The level of drip Vulcans have is already illogical, idk I just think that most Vulcans who go offworld are taught to censor their cultural aspects in order to be less 'offensive' (appeal to space racists) but that the majority of regular ass Vuclans continue to practice their culture as their Surak given right.
Bc Uhura is my bbg and she's in all my tos fic (duh) I've also made some preliminarily language stuff (no dictionaries or anything) on potential communication things for the different regions depending on their available resources. e.g sign languages that require touching another person for dust storms/ blizzards.
'Cause of my physically disabled ass is in control here I've also been looking at how a semi-utopia view of accessible architecture could work while also tryna balance out the whole logical eugenics thing, too many cool sci-fi settings have like massive stairs and I'm like. :/ rlly.
When I do my ds9 fic stuff once the tos brainrot has abated I'll probably do a similar thing for Cardassians and Ferengi and Trill and all the other cool little critters.

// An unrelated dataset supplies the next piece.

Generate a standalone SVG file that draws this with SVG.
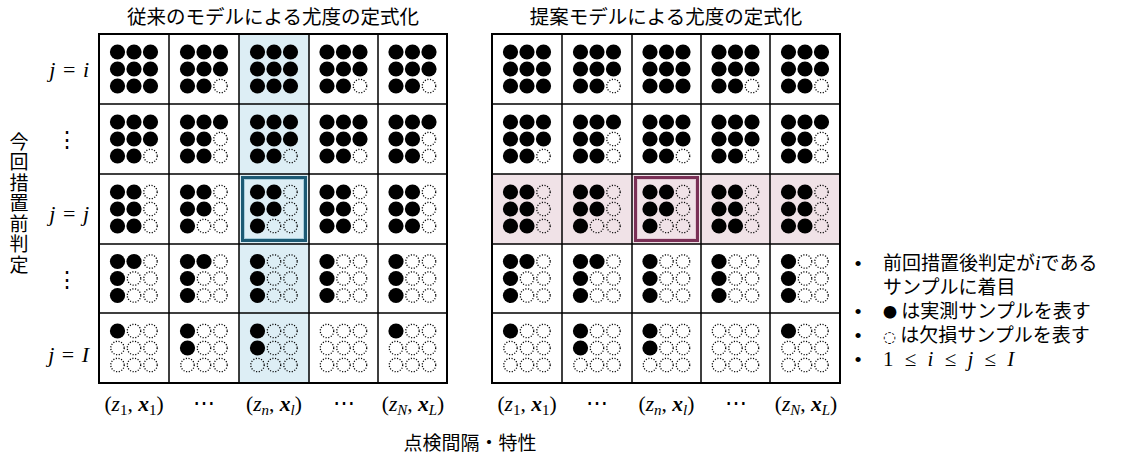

I just think that Star Trek does WAYYYY to little with the ideas of alien cultures and ends up summeriasing entire planets and believing the same things and generalyl being copies of each other when there is so much diversity? across biomes? let alone galaxies. Semi-related it's like how obvs tos are my blorbos but I really want a new series which is just like "oh yeah this is Mr Brep and she kisses ladies and is also a spy for the Heebie Jeebie goverment and keeps getting into hijinks with her friends who she holds hands with all the time."
most of the time I wish I was normal and liked by my peers but other times, having autism kinda slaps.